- EXERCISE OBJECTIVE: In the listing that follows, retype every line from the first through the one containing "k_values = list(range(5, 570, 5))". Pictures are to be left out.

- INFORMATION PROVIDED:
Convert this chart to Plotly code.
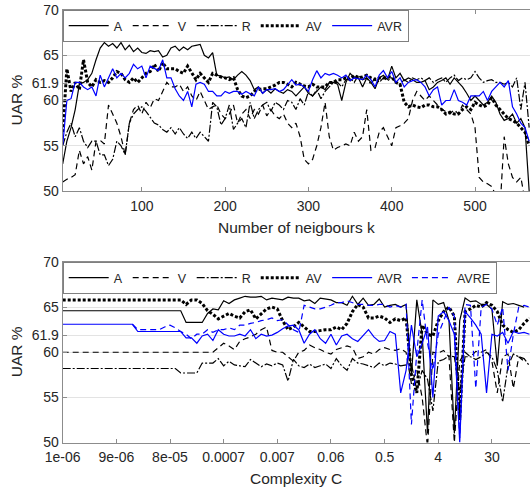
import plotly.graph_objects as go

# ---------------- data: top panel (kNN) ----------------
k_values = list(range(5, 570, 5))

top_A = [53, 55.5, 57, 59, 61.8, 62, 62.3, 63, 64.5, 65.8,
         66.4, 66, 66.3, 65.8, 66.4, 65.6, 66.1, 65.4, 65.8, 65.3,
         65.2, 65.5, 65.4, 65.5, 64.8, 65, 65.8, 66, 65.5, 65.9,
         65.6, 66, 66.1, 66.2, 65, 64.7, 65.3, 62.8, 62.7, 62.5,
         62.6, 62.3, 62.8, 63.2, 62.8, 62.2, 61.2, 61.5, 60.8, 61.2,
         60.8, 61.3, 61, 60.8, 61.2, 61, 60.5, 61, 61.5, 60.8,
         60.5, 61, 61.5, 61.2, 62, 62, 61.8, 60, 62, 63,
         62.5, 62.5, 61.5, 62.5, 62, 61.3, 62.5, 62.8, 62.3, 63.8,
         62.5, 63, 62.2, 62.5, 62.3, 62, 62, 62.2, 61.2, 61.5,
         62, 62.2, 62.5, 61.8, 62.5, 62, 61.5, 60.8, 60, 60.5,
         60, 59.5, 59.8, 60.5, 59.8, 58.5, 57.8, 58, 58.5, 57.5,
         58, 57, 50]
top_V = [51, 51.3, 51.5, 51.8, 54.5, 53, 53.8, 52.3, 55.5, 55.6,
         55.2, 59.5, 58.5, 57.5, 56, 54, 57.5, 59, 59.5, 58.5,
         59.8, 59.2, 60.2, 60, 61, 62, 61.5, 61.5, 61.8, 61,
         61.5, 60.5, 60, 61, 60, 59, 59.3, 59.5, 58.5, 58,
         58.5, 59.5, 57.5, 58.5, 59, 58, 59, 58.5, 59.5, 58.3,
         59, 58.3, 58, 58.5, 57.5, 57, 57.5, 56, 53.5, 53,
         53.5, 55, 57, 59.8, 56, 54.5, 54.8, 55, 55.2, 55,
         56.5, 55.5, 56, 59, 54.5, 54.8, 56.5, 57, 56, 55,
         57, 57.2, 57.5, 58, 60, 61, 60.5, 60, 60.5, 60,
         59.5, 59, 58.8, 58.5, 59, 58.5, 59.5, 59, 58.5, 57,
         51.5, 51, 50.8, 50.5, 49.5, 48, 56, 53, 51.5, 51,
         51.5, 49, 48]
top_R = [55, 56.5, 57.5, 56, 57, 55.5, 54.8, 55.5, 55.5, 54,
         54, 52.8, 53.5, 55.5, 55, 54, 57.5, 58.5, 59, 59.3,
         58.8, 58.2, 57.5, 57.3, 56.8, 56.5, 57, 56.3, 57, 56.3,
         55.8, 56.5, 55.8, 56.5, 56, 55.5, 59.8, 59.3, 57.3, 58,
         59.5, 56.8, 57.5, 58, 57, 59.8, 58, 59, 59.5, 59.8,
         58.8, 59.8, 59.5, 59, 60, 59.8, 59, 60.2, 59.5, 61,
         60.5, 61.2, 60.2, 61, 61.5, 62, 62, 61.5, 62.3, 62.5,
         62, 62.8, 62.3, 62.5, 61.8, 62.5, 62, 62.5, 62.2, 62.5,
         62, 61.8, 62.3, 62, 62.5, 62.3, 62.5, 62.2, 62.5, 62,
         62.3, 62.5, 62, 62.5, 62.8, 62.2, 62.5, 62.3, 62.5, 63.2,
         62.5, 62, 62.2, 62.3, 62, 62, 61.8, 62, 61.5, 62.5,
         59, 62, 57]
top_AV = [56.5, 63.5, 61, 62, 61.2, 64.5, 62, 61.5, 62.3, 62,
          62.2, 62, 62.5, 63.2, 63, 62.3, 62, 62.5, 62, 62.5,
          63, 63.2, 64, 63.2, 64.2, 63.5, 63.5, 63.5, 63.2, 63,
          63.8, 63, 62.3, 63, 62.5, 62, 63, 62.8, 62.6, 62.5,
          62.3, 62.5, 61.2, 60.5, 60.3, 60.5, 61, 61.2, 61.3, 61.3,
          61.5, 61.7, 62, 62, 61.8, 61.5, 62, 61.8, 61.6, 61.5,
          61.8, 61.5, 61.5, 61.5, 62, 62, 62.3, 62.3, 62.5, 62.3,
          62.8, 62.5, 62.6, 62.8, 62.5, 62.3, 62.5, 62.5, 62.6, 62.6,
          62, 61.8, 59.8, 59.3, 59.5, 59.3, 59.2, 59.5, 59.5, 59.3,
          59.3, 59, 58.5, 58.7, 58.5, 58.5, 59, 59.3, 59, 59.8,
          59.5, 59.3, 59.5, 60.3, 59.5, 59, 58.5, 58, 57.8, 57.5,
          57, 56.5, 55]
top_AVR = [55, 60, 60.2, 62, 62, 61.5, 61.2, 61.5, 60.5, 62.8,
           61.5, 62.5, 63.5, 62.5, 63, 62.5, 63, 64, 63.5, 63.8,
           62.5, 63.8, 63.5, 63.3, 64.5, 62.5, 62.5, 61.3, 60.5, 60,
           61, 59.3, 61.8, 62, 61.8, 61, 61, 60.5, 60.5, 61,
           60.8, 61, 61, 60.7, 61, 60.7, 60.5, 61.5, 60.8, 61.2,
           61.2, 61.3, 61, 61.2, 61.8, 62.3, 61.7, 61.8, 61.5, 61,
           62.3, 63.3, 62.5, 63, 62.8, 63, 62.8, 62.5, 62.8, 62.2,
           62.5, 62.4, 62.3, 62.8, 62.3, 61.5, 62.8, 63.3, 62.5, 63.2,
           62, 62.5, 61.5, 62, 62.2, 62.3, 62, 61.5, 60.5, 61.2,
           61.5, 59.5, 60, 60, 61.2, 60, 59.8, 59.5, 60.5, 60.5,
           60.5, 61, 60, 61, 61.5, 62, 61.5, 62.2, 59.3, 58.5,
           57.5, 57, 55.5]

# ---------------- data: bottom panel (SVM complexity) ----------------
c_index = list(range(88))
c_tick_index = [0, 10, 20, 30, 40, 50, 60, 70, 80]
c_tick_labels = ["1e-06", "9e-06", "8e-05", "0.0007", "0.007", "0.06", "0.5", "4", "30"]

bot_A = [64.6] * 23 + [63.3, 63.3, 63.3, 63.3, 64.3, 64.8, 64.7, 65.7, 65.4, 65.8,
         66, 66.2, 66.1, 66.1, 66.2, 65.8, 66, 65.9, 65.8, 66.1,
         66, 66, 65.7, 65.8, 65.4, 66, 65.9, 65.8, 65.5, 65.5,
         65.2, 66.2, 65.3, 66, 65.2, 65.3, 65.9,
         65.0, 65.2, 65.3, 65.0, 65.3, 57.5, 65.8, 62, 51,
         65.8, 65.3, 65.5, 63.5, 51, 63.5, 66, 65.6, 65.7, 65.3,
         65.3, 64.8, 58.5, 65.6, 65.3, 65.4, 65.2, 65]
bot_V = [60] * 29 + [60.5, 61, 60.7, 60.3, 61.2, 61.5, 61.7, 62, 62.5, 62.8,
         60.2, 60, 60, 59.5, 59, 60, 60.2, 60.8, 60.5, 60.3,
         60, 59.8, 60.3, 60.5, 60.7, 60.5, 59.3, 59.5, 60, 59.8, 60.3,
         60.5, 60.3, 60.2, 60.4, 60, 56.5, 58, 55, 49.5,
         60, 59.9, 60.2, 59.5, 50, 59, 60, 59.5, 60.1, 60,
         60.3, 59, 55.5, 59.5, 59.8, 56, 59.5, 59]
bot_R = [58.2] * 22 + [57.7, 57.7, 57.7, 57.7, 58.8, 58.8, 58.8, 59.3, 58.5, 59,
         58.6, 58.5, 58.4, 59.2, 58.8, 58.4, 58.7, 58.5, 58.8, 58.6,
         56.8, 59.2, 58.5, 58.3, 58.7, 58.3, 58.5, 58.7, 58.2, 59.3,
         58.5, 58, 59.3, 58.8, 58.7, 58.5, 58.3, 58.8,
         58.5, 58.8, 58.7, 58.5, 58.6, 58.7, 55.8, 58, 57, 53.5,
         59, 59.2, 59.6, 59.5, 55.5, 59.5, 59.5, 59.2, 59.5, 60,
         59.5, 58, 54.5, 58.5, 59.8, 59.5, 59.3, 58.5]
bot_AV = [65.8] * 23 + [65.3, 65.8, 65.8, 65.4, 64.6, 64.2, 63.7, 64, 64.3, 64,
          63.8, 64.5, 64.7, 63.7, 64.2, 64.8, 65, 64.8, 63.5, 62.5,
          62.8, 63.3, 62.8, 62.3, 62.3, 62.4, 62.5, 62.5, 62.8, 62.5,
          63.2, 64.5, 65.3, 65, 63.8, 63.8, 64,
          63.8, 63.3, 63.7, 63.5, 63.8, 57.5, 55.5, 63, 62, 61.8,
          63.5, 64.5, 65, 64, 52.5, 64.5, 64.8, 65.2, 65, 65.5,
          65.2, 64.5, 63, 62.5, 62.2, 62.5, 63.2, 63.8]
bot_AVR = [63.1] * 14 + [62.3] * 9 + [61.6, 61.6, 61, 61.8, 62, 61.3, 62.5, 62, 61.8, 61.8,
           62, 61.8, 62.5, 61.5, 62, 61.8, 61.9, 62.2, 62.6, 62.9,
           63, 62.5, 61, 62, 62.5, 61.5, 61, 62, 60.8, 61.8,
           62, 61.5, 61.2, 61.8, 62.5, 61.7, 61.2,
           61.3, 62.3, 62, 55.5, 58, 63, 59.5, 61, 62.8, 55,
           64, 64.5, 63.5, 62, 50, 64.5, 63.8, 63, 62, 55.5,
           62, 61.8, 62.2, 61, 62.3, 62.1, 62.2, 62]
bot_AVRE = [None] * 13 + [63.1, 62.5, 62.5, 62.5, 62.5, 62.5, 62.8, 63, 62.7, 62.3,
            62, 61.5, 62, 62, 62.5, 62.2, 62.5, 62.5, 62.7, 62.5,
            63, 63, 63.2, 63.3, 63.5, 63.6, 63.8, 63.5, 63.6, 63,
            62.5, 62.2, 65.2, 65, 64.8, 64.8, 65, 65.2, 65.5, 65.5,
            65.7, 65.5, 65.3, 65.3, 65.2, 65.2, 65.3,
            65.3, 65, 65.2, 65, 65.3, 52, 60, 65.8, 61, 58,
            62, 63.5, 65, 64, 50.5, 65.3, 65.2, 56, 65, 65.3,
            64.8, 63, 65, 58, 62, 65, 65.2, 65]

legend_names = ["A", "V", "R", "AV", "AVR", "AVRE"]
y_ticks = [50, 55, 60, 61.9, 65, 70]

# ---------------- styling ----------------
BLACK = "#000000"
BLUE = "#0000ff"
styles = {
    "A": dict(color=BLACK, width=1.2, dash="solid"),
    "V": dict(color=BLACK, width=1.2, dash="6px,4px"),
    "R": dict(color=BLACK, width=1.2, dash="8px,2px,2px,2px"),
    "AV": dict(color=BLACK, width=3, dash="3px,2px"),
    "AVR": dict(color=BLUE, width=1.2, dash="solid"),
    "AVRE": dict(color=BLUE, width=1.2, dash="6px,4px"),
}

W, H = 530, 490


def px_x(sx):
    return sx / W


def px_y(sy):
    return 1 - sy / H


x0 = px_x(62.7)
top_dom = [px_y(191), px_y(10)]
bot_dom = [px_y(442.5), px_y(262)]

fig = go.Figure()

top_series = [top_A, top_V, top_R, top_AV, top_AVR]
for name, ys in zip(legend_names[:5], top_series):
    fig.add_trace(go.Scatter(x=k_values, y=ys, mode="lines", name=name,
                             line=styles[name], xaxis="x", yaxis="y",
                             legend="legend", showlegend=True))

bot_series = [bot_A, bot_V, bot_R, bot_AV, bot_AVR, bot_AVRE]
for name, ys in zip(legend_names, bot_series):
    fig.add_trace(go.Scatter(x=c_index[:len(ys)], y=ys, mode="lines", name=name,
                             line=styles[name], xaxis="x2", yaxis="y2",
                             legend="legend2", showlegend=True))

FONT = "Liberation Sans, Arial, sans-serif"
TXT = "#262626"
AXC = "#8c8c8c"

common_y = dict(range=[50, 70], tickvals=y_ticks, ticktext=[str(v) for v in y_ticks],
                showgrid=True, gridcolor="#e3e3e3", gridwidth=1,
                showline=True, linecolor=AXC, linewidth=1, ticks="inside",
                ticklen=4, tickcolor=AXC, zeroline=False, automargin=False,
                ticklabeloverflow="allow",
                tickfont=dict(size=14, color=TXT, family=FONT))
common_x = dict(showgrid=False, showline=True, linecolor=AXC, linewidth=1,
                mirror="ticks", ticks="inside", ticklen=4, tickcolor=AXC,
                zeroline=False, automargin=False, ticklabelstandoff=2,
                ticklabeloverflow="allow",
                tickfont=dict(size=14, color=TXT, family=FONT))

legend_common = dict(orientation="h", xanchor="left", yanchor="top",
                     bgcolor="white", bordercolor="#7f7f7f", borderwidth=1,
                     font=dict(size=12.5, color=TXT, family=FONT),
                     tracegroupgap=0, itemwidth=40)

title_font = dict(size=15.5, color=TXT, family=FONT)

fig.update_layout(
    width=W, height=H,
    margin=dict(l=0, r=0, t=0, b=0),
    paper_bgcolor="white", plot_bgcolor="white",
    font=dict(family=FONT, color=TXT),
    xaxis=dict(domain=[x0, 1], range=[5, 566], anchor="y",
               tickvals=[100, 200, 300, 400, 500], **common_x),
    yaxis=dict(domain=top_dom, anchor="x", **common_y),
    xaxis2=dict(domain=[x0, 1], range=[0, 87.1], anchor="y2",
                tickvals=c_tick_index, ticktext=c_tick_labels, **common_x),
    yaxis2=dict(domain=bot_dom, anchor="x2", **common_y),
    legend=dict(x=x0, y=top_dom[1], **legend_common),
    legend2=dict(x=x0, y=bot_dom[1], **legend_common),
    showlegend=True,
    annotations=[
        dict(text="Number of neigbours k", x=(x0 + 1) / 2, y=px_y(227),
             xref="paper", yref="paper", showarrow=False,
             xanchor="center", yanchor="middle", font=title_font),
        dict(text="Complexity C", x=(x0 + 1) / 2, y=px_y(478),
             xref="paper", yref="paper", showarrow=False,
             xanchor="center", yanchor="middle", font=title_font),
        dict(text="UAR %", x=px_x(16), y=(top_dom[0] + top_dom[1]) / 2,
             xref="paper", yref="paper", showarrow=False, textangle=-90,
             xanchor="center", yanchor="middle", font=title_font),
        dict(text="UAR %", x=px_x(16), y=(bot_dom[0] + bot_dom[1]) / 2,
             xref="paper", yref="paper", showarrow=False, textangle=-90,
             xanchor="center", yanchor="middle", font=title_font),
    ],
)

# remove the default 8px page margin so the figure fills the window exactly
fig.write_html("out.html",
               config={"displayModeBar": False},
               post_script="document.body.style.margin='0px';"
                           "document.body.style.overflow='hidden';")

- FINISHED EXERCISE:
Convert this chart to Plotly code.
import plotly.graph_objects as go

# ---------------- data: top panel (kNN) ----------------
k_values = list(range(5, 570, 5))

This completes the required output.